(Recorded data)
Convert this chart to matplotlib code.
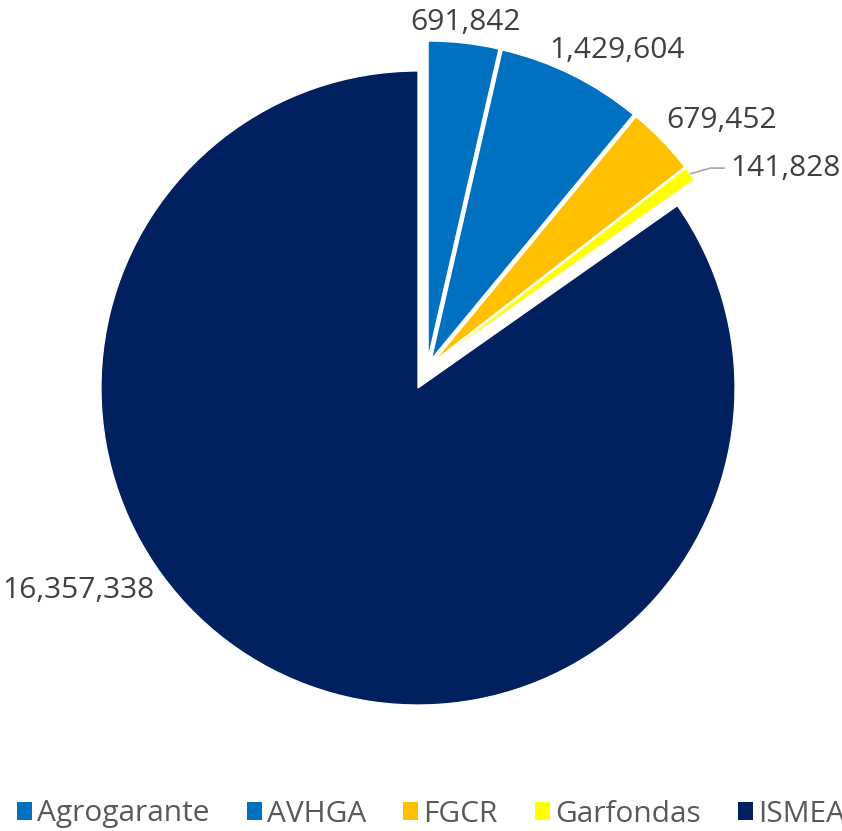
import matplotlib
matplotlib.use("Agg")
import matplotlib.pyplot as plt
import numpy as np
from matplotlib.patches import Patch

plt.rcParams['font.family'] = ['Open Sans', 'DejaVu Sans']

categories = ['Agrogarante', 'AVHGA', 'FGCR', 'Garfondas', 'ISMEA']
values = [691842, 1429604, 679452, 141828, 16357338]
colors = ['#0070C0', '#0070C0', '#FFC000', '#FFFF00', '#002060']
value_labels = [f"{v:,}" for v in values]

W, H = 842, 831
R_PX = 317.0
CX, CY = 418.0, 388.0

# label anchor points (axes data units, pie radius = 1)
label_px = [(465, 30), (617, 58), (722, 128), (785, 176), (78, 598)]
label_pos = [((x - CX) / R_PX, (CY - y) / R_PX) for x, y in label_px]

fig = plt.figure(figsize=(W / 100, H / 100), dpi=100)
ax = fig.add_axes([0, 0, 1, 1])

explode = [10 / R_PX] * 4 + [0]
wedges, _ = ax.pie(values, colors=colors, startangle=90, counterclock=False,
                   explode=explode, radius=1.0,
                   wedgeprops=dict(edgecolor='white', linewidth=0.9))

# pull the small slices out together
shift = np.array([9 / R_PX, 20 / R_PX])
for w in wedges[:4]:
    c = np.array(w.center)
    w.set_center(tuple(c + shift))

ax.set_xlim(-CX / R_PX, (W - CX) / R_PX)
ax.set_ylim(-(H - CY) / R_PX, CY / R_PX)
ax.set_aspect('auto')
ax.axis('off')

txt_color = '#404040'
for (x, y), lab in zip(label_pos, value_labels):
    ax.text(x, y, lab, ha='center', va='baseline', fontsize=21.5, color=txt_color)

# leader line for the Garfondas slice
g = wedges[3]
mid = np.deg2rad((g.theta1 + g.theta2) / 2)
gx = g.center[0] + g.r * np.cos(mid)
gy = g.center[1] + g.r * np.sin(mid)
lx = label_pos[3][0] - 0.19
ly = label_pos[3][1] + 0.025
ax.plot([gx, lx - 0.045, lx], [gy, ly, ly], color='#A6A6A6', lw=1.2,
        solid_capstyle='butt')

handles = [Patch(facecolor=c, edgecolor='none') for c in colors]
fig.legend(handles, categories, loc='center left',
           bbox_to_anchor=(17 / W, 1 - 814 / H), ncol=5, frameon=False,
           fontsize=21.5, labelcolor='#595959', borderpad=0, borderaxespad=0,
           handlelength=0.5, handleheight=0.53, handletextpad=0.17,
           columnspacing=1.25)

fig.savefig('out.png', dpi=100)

* * *

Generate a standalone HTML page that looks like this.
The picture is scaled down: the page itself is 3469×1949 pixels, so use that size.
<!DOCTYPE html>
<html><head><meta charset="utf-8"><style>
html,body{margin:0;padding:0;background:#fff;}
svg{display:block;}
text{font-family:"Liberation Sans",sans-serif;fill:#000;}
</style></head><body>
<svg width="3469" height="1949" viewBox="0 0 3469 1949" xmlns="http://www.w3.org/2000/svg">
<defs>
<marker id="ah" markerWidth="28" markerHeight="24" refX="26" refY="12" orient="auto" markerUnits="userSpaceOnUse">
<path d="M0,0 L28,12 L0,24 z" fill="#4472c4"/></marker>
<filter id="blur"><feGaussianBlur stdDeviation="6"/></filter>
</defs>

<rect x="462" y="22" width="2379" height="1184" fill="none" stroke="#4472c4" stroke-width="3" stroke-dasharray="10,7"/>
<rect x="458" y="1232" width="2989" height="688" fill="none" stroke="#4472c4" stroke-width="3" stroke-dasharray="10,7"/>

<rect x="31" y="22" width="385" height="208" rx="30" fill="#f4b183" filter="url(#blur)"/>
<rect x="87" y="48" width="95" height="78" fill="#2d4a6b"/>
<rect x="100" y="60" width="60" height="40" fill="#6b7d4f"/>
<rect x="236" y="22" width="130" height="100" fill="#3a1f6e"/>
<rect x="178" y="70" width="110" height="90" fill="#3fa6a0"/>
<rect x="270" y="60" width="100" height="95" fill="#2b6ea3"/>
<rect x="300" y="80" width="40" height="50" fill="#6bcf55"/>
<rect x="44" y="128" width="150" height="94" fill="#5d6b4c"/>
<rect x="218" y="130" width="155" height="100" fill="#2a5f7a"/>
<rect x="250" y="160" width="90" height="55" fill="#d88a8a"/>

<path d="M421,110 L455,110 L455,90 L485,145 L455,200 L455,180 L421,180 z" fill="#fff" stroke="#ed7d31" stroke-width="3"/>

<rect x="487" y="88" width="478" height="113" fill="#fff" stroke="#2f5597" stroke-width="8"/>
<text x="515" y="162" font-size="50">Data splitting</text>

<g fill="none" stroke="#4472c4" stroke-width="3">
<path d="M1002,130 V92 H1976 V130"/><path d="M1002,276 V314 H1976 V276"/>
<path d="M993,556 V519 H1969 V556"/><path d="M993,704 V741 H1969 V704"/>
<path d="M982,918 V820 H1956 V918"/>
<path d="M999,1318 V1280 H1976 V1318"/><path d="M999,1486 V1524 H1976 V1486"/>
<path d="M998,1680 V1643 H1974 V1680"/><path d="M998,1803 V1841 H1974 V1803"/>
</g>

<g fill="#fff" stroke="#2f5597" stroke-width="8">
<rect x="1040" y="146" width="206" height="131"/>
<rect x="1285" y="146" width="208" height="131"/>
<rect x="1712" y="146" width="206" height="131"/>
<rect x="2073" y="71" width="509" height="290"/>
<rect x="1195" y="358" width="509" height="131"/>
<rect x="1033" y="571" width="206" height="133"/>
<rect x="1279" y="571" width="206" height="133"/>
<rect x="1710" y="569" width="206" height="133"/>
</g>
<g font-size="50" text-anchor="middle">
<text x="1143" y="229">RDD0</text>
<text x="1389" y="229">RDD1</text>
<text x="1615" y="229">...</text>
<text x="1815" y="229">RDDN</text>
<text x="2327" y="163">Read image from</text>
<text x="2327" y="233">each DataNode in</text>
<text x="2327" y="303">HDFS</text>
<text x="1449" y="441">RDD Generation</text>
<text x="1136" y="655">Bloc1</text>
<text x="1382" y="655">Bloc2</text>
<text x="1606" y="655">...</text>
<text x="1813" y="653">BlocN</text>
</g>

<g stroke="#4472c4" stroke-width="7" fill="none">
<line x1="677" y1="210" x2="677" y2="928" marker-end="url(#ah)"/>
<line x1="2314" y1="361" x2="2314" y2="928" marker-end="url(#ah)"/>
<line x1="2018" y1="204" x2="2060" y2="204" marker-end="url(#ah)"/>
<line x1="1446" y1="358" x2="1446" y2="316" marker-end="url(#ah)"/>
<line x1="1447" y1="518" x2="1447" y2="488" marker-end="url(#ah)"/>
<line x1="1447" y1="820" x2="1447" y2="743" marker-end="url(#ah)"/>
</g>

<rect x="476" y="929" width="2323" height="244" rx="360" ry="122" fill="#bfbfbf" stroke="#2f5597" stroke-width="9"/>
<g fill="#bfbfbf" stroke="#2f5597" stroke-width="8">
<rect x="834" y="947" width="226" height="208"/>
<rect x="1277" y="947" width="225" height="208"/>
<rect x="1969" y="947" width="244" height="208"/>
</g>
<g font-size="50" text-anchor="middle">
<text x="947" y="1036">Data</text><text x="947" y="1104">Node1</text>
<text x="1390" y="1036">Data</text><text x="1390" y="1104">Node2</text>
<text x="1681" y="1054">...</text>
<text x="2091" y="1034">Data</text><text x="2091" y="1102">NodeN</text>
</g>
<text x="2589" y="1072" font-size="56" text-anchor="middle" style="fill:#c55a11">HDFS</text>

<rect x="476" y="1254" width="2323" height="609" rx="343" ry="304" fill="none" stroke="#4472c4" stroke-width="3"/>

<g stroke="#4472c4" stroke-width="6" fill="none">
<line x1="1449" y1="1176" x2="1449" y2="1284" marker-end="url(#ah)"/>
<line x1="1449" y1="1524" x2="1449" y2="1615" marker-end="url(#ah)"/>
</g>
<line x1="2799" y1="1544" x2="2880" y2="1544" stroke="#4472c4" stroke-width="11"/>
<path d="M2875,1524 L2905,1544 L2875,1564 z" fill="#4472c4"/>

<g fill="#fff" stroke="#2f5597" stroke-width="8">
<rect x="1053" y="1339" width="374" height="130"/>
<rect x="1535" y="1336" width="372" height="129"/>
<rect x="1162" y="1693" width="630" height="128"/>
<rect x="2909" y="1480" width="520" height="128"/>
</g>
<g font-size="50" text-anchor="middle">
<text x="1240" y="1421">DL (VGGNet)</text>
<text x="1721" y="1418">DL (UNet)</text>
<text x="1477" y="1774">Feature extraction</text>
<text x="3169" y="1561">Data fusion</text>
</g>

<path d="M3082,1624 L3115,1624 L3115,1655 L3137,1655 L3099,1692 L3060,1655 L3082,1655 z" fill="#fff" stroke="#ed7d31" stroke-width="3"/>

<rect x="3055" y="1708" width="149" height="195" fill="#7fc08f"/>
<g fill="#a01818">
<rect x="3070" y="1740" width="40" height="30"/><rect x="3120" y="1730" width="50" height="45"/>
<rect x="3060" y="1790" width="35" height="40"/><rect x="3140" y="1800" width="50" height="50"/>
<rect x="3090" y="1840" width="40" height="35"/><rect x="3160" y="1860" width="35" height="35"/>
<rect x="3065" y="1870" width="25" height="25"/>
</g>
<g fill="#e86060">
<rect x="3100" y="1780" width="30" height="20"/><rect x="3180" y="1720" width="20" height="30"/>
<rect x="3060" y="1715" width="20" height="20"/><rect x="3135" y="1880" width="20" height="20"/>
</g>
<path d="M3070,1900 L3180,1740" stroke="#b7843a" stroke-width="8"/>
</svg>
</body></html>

---

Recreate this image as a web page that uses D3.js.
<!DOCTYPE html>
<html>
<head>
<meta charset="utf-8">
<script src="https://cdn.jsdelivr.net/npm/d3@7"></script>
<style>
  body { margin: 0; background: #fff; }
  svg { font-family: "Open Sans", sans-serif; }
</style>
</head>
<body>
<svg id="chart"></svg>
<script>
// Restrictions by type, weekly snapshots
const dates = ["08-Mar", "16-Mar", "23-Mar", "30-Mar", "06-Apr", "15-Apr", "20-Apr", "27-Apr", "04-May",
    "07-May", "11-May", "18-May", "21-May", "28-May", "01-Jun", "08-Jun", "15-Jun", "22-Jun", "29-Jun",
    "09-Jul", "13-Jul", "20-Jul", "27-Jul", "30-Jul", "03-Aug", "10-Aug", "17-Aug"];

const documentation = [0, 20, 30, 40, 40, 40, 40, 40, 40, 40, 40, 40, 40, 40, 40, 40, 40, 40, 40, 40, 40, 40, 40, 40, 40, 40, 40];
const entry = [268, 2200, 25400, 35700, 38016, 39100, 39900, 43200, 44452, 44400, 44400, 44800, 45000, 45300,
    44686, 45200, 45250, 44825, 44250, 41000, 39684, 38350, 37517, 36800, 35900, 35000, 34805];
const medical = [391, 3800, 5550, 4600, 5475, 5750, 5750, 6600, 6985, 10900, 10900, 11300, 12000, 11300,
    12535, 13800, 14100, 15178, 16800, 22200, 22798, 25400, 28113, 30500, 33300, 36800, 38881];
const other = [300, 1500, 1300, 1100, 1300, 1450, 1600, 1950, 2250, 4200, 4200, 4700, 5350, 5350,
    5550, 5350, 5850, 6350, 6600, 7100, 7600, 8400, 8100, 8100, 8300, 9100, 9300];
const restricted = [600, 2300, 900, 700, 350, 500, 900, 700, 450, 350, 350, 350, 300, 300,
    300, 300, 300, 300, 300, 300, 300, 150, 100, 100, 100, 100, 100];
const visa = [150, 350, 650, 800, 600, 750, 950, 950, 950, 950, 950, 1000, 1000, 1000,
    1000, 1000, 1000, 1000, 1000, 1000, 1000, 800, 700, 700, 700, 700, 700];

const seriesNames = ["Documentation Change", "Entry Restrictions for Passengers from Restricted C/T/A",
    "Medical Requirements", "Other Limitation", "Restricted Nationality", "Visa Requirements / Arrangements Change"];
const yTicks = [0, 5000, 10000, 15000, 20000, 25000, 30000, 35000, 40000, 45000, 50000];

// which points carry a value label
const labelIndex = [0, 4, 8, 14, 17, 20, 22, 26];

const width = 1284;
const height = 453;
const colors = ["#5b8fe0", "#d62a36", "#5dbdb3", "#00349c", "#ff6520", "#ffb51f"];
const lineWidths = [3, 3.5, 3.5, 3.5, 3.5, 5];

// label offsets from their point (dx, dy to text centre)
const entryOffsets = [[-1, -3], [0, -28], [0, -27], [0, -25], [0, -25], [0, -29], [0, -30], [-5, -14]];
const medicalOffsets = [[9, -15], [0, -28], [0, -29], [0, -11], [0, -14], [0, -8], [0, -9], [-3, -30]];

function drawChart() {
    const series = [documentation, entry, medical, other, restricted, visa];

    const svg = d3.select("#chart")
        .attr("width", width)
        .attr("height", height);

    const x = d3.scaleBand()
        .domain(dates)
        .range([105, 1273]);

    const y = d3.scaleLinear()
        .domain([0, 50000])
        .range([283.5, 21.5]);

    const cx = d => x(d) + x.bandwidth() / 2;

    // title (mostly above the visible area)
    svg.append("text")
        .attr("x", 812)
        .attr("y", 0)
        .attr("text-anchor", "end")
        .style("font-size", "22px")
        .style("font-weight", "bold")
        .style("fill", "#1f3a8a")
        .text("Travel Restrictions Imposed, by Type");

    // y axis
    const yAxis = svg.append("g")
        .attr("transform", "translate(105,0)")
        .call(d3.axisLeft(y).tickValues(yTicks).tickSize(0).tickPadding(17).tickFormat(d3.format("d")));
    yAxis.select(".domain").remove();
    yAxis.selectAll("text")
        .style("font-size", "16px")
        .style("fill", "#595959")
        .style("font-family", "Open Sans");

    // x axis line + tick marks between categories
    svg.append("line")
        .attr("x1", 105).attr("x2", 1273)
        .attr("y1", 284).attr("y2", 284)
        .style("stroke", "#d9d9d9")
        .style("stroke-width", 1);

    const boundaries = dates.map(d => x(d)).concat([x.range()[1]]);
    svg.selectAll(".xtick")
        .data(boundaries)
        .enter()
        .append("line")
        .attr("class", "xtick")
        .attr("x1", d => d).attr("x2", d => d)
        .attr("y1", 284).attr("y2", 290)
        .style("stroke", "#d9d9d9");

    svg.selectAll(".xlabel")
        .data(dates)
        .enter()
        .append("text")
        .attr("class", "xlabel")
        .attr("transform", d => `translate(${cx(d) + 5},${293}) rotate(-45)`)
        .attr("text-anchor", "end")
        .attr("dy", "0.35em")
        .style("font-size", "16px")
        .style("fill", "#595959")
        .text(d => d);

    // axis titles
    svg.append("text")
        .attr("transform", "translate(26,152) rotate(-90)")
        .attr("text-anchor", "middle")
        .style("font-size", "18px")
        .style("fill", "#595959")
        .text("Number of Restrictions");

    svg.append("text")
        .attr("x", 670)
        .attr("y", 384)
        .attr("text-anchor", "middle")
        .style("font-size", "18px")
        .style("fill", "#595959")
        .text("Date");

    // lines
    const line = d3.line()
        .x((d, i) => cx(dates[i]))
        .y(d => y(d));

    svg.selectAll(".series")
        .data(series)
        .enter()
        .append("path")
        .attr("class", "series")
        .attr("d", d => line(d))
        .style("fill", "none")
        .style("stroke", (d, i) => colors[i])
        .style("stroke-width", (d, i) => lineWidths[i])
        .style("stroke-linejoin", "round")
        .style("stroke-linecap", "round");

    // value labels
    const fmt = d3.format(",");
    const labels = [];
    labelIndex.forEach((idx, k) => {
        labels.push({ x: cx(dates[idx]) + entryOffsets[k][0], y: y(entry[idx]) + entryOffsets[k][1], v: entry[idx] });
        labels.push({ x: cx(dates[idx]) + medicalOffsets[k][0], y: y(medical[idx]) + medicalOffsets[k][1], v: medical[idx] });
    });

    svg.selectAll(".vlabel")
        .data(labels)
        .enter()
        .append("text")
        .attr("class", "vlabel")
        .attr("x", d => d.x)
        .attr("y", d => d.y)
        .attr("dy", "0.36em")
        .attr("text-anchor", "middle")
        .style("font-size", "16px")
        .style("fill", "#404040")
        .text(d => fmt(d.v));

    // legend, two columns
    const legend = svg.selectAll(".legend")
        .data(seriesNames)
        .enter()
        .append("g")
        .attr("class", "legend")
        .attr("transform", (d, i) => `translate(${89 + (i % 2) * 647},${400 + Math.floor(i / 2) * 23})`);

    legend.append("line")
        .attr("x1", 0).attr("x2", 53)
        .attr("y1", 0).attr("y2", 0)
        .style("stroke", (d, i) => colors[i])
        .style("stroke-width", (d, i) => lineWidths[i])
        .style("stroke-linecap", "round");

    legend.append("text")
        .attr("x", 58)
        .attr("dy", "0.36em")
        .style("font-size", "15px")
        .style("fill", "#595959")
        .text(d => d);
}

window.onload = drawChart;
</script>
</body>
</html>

_WRITTEN INSTRUCTION_. Using the data above, extract exactly the lines from the one containing "Convert this chart to matplotlib code." through the one containing "CX, CY = 418.0, 388.0". Pictures are left out.

_SOLUTION TO THIS TASK_.
Convert this chart to matplotlib code.
import matplotlib
matplotlib.use("Agg")
import matplotlib.pyplot as plt
import numpy as np
from matplotlib.patches import Patch

plt.rcParams['font.family'] = ['Open Sans', 'DejaVu Sans']

categories = ['Agrogarante', 'AVHGA', 'FGCR', 'Garfondas', 'ISMEA']
values = [691842, 1429604, 679452, 141828, 16357338]
colors = ['#0070C0', '#0070C0', '#FFC000', '#FFFF00', '#002060']
value_labels = [f"{v:,}" for v in values]

W, H = 842, 831
R_PX = 317.0
CX, CY = 418.0, 388.0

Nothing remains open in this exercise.